Top-Management muss Change vorantreiben
Tiefgreifende Innovationen wie der Einsatz von Analytics und KI erfordern ein hohes Maß an Kommunikation – gerade im öffentlichen Sektor, in dem das Durchschnittsalter jenseits der Digital Natives liegt. Es hilft in jedem Fall, neue Mitarbeiter mit anderen Qualifikationen einzustellen, die frischen Wind mitbringen. Nicht zu unterschätzen sind die Ängste (älterer) Mitarbeiter wie „Nimmt mir diese KI jetzt den Job weg?“ Bei der Kommunikation der notwendigen Change-Prozesse ist auch und vor allem das Top-Management gefragt. „Digitalisierung, Innovation, Einführung von Analytics oder neuen Geschäftsmodellen ist Chefsache. Aus meiner Sicht muss das Top-Management viel mehr machen, um die Veränderung einzuleiten und zu begleiten. Oft kann die Geschäftsleitung nicht auf Vorwürfe aus den eigenen Reihen reagieren, weil sie selbst das Prinzip des Lernkreislaufs bei Analytics nicht verstanden hat.“
Erfolgsmessung als „Proof of Concept”
Innovation hört sich gut und schön an – aber sie nützt nichts, wenn es beim Gefühl bleibt. Wie in allen anderen Disziplinen ist es auch hier unerlässlich, den Erfolg im Blick zu behalten, also quasi den Return on Investment zu messen. Dafür müssen Benchmarks oder Trefferquoten festgelegt werden.

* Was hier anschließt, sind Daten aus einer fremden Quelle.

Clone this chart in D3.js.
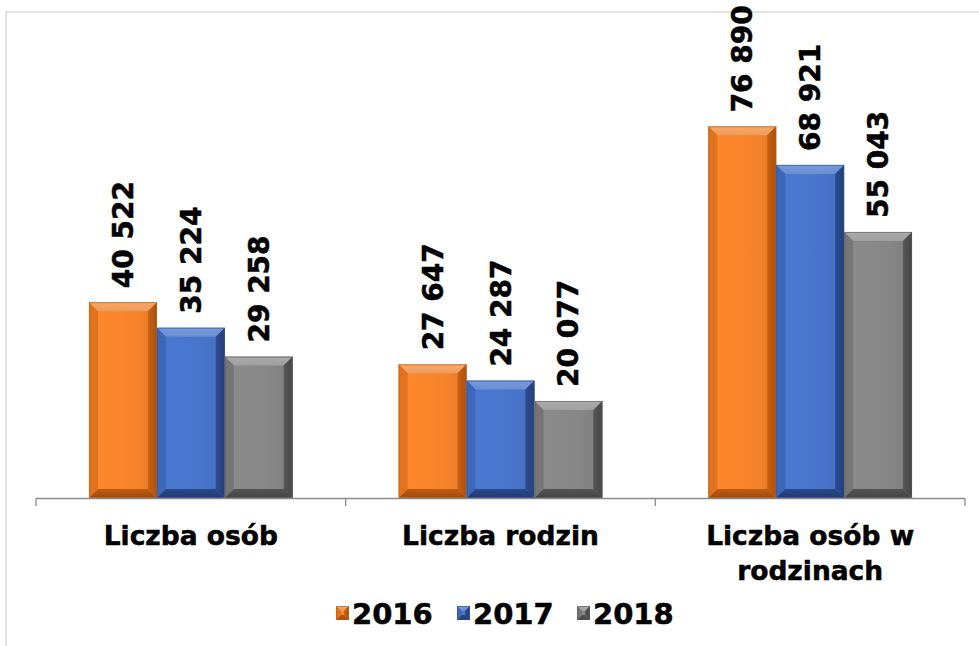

Heißt, wenn man nochmal das Beispiel Steuerbetrug heranzieht: Es wird ein Betrag x festgelegt, ab dem eine steuerliche Nachzahlung lukrativ wird. „Erst ab einem gewissen Betrag zahlt sich eine Prüfung aus. Null-Fälle, bei denen kein Ergebnis zu erwarten ist, sollten vermieden werden.“ Zu guter Letzt stellt sich die Frage: Welcher monetäre Mehrwert wurde mit modernen im Vergleich zu herkömmlichen Methoden erwirtschaftet? Denn eine klare Darlegung der Vorteile mit handfesten Zahlen ist die Grundlage für die Anerkennung von Analytics, KI oder Machine Learning – sowohl seitens des Top-Managements als auch der Anwender.
Erst wenn ein neues Mindset geschaffen ist, lässt sich die Modernisierung einzelner Abteilungen in Behörden und Ministerien umsetzen. Dazu gehört der Einsatz neuer Methoden des Projektmanagements, ein agiles Arbeiten, das für den öffentlichen Dienst in der Regel eher untypisch ist. Ideen sollten einfach auch mal am Whiteboard ausprobiert werden – auch auf die Gefahr des Scheiterns hin. Wenn sich Mitarbeiter mit ihrer Kreativität einbringen können, steigt die Motivation. Und die interdisziplinäre Zusammenarbeit bringt großes Potenzial, voneinander zu lernen: Der Business-Experte vom Mathematiker, der Data Scientist vom Marketingleiter. So entsteht ein innovatives Umfeld, das auch für junge Fachkräfte attraktiv ist. Und dieser Nachwuchs bringt wiederum neue Impulse ein. „Innovation“ entsteht also durch Innovation.